**Task requirements**
Emit the data below verbatim, stripping out any pictures.
────
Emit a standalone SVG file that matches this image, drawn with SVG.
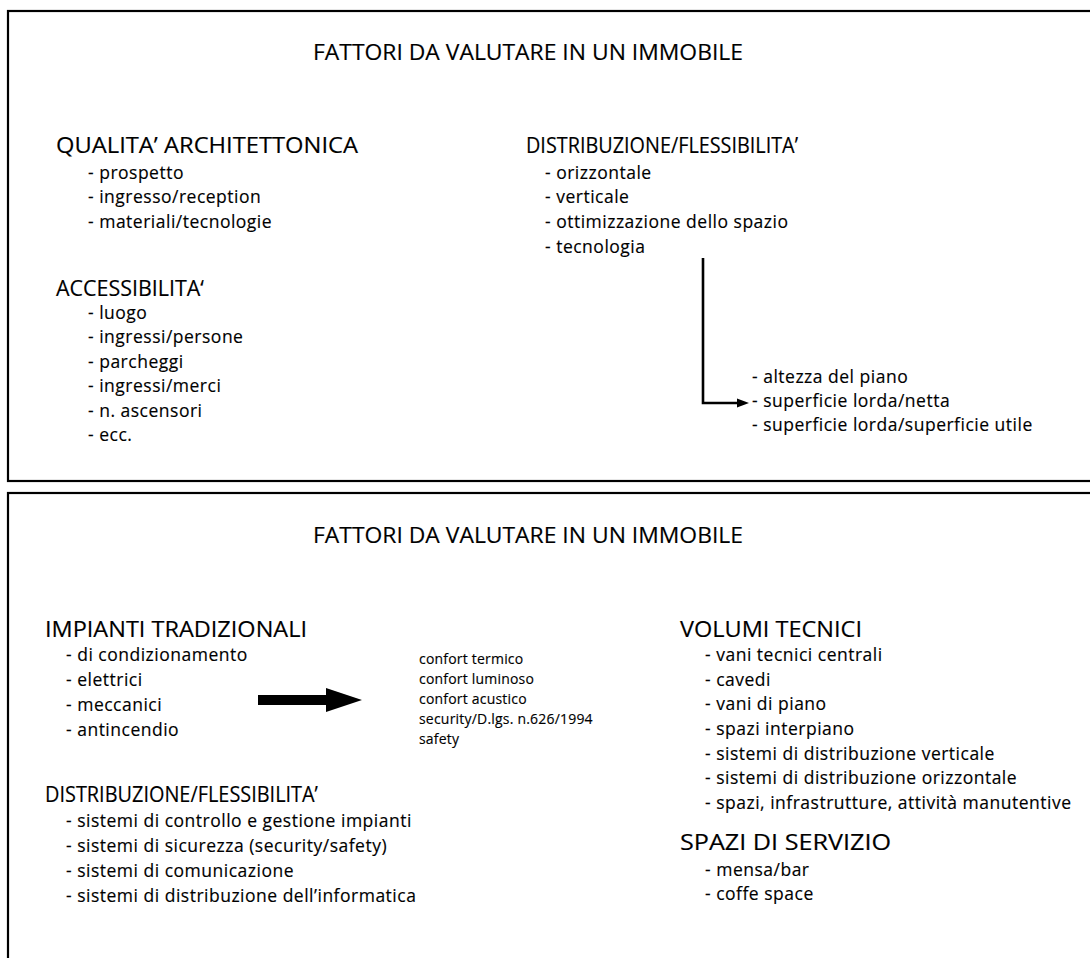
<svg xmlns="http://www.w3.org/2000/svg" width="1090" height="958" viewBox="0 0 1090 958">
  <style>
    text { font-family: "Open Sans", Lato, "Liberation Sans", sans-serif; fill: #000; stroke: #000; stroke-width: 0.15; }
    .title { font-size: 22px; }
    .head { font-size: 21.5px; }
    .item { font-size: 17.5px; letter-spacing: 0.5px; }
    .small { font-size: 14px; letter-spacing: 0.2px; }
    .frame { fill: #fff; stroke: #000; stroke-width: 2.2; }
    .conn { fill: none; stroke: #000; stroke-width: 2.6; }
  </style>

  <rect width="1090" height="958" fill="#fff"/>

  <!-- panel 1 -->
  <g id="panel-top">
    <rect class="frame" x="8" y="11" width="1100" height="470"/>
    <text class="title" x="313" y="60" textLength="430" lengthAdjust="spacingAndGlyphs">FATTORI DA VALUTARE IN UN IMMOBILE</text>
  </g>

  <g id="qualita-architettonica">
    <text class="head" x="56" y="153" textLength="302" lengthAdjust="spacingAndGlyphs">QUALITA’ ARCHITETTONICA</text>
    <text class="item" x="88" y="179">- prospetto</text>
    <text class="item" x="88" y="203">- ingresso/reception</text>
    <text class="item" x="88" y="228">- materiali/tecnologie</text>
  </g>

  <g id="accessibilita">
    <text class="head" x="56" y="296" textLength="148" lengthAdjust="spacingAndGlyphs">ACCESSIBILITA‘</text>
    <text class="item" x="88" y="319">- luogo</text>
    <text class="item" x="88" y="343">- ingressi/persone</text>
    <text class="item" x="88" y="368">- parcheggi</text>
    <text class="item" x="88" y="392">- ingressi/merci</text>
    <text class="item" x="88" y="417">- n. ascensori</text>
    <text class="item" x="88" y="441">- ecc.</text>
  </g>

  <g id="distribuzione-flessibilita-1">
    <text class="head" x="526" y="153" textLength="272" lengthAdjust="spacingAndGlyphs">DISTRIBUZIONE/FLESSIBILITA’</text>
    <text class="item" x="545" y="179">- orizzontale</text>
    <text class="item" x="545" y="203">- verticale</text>
    <text class="item" x="545" y="228">- ottimizzazione dello spazio</text>
    <text class="item" x="545" y="253">- tecnologia</text>
  </g>

  <g id="superfici">
    <text class="item" x="752" y="383">- altezza del piano</text>
    <text class="item" x="752" y="407">- superficie lorda/netta</text>
    <text class="item" x="752" y="431">- superficie lorda/superficie utile</text>
  </g>

  <!-- panel 2 -->
  <g id="panel-bottom">
    <rect class="frame" x="8" y="493" width="1100" height="500"/>
    <text class="title" x="313" y="543" textLength="430" lengthAdjust="spacingAndGlyphs">FATTORI DA VALUTARE IN UN IMMOBILE</text>
  </g>

  <g id="impianti-tradizionali">
    <text class="head" x="45" y="637" textLength="262" lengthAdjust="spacingAndGlyphs">IMPIANTI TRADIZIONALI</text>
    <text class="item" x="66" y="661">- di condizionamento</text>
    <text class="item" x="66" y="686">- elettrici</text>
    <text class="item" x="66" y="711">- meccanici</text>
    <text class="item" x="66" y="736">- antincendio</text>
  </g>

  <g id="comfort">
    <text class="small" x="419" y="664">confort termico</text>
    <text class="small" x="419" y="684">confort luminoso</text>
    <text class="small" x="419" y="704">confort acustico</text>
    <text class="small" x="419" y="724">security/D.lgs. n.626/1994</text>
    <text class="small" x="419" y="744">safety</text>
  </g>

  <g id="distribuzione-flessibilita-2">
    <text class="head" x="45" y="802" textLength="273" lengthAdjust="spacingAndGlyphs">DISTRIBUZIONE/FLESSIBILITA’</text>
    <text class="item" x="66" y="827">- sistemi di controllo e gestione impianti</text>
    <text class="item" x="66" y="852">- sistemi di sicurezza (security/safety)</text>
    <text class="item" x="66" y="877">- sistemi di comunicazione</text>
    <text class="item" x="66" y="902">- sistemi di distribuzione dell’informatica</text>
  </g>

  <g id="volumi-tecnici">
    <text class="head" x="680" y="637" textLength="182" lengthAdjust="spacingAndGlyphs">VOLUMI TECNICI</text>
    <text class="item" x="705" y="661">- vani tecnici centrali</text>
    <text class="item" x="705" y="686">- cavedi</text>
    <text class="item" x="705" y="710">- vani di piano</text>
    <text class="item" x="705" y="735">- spazi interpiano</text>
    <text class="item" x="705" y="760">- sistemi di distribuzione verticale</text>
    <text class="item" x="705" y="784">- sistemi di distribuzione orizzontale</text>
    <text class="item" x="705" y="809">- spazi, infrastrutture, attività manutentive</text>
  </g>

  <g id="spazi-di-servizio">
    <text class="head" x="680" y="850" textLength="211" lengthAdjust="spacingAndGlyphs">SPAZI DI SERVIZIO</text>
    <text class="item" x="705" y="876">- mensa/bar</text>
    <text class="item" x="705" y="900">- coffe space</text>
  </g>

  <!-- connectors -->
  <g id="connectors">
    <path class="conn" d="M703,258 V403 H740"/>
    <path d="M737,398.5 L749,403 L737,407.5 Z" fill="#000"/>
    <path d="M258,695 H326 V688 L362,700 L326,712 V705 H258 Z" fill="#000"/>
  </g>
</svg>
────
**The solution**
Emit a standalone SVG file that matches this image, drawn with SVG.
<svg xmlns="http://www.w3.org/2000/svg" width="1090" height="958" viewBox="0 0 1090 958">
  <style>
    text { font-family: "Open Sans", Lato, "Liberation Sans", sans-serif; fill: #000; stroke: #000; stroke-width: 0.15; }
    .title { font-size: 22px; }
    .head { font-size: 21.5px; }
    .item { font-size: 17.5px; letter-spacing: 0.5px; }
    .small { font-size: 14px; letter-spacing: 0.2px; }
    .frame { fill: #fff; stroke: #000; stroke-width: 2.2; }
    .conn { fill: none; stroke: #000; stroke-width: 2.6; }
  </style>

  <rect width="1090" height="958" fill="#fff"/>

  <!-- panel 1 -->
  <g id="panel-top">
    <rect class="frame" x="8" y="11" width="1100" height="470"/>
    <text class="title" x="313" y="60" textLength="430" lengthAdjust="spacingAndGlyphs">FATTORI DA VALUTARE IN UN IMMOBILE</text>
  </g>

  <g id="qualita-architettonica">
    <text class="head" x="56" y="153" textLength="302" lengthAdjust="spacingAndGlyphs">QUALITA’ ARCHITETTONICA</text>
    <text class="item" x="88" y="179">- prospetto</text>
    <text class="item" x="88" y="203">- ingresso/reception</text>
    <text class="item" x="88" y="228">- materiali/tecnologie</text>
  </g>

  <g id="accessibilita">
    <text class="head" x="56" y="296" textLength="148" lengthAdjust="spacingAndGlyphs">ACCESSIBILITA‘</text>
    <text class="item" x="88" y="319">- luogo</text>
    <text class="item" x="88" y="343">- ingressi/persone</text>
    <text class="item" x="88" y="368">- parcheggi</text>
    <text class="item" x="88" y="392">- ingressi/merci</text>
    <text class="item" x="88" y="417">- n. ascensori</text>
    <text class="item" x="88" y="441">- ecc.</text>
  </g>

  <g id="distribuzione-flessibilita-1">
    <text class="head" x="526" y="153" textLength="272" lengthAdjust="spacingAndGlyphs">DISTRIBUZIONE/FLESSIBILITA’</text>
    <text class="item" x="545" y="179">- orizzontale</text>
    <text class="item" x="545" y="203">- verticale</text>
    <text class="item" x="545" y="228">- ottimizzazione dello spazio</text>
    <text class="item" x="545" y="253">- tecnologia</text>
  </g>

  <g id="superfici">
    <text class="item" x="752" y="383">- altezza del piano</text>
    <text class="item" x="752" y="407">- superficie lorda/netta</text>
    <text class="item" x="752" y="431">- superficie lorda/superficie utile</text>
  </g>

  <!-- panel 2 -->
  <g id="panel-bottom">
    <rect class="frame" x="8" y="493" width="1100" height="500"/>
    <text class="title" x="313" y="543" textLength="430" lengthAdjust="spacingAndGlyphs">FATTORI DA VALUTARE IN UN IMMOBILE</text>
  </g>

  <g id="impianti-tradizionali">
    <text class="head" x="45" y="637" textLength="262" lengthAdjust="spacingAndGlyphs">IMPIANTI TRADIZIONALI</text>
    <text class="item" x="66" y="661">- di condizionamento</text>
    <text class="item" x="66" y="686">- elettrici</text>
    <text class="item" x="66" y="711">- meccanici</text>
    <text class="item" x="66" y="736">- antincendio</text>
  </g>

  <g id="comfort">
    <text class="small" x="419" y="664">confort termico</text>
    <text class="small" x="419" y="684">confort luminoso</text>
    <text class="small" x="419" y="704">confort acustico</text>
    <text class="small" x="419" y="724">security/D.lgs. n.626/1994</text>
    <text class="small" x="419" y="744">safety</text>
  </g>

  <g id="distribuzione-flessibilita-2">
    <text class="head" x="45" y="802" textLength="273" lengthAdjust="spacingAndGlyphs">DISTRIBUZIONE/FLESSIBILITA’</text>
    <text class="item" x="66" y="827">- sistemi di controllo e gestione impianti</text>
    <text class="item" x="66" y="852">- sistemi di sicurezza (security/safety)</text>
    <text class="item" x="66" y="877">- sistemi di comunicazione</text>
    <text class="item" x="66" y="902">- sistemi di distribuzione dell’informatica</text>
  </g>

  <g id="volumi-tecnici">
    <text class="head" x="680" y="637" textLength="182" lengthAdjust="spacingAndGlyphs">VOLUMI TECNICI</text>
    <text class="item" x="705" y="661">- vani tecnici centrali</text>
    <text class="item" x="705" y="686">- cavedi</text>
    <text class="item" x="705" y="710">- vani di piano</text>
    <text class="item" x="705" y="735">- spazi interpiano</text>
    <text class="item" x="705" y="760">- sistemi di distribuzione verticale</text>
    <text class="item" x="705" y="784">- sistemi di distribuzione orizzontale</text>
    <text class="item" x="705" y="809">- spazi, infrastrutture, attività manutentive</text>
  </g>

  <g id="spazi-di-servizio">
    <text class="head" x="680" y="850" textLength="211" lengthAdjust="spacingAndGlyphs">SPAZI DI SERVIZIO</text>
    <text class="item" x="705" y="876">- mensa/bar</text>
    <text class="item" x="705" y="900">- coffe space</text>
  </g>

  <!-- connectors -->
  <g id="connectors">
    <path class="conn" d="M703,258 V403 H740"/>
    <path d="M737,398.5 L749,403 L737,407.5 Z" fill="#000"/>
    <path d="M258,695 H326 V688 L362,700 L326,712 V705 H258 Z" fill="#000"/>
  </g>
</svg>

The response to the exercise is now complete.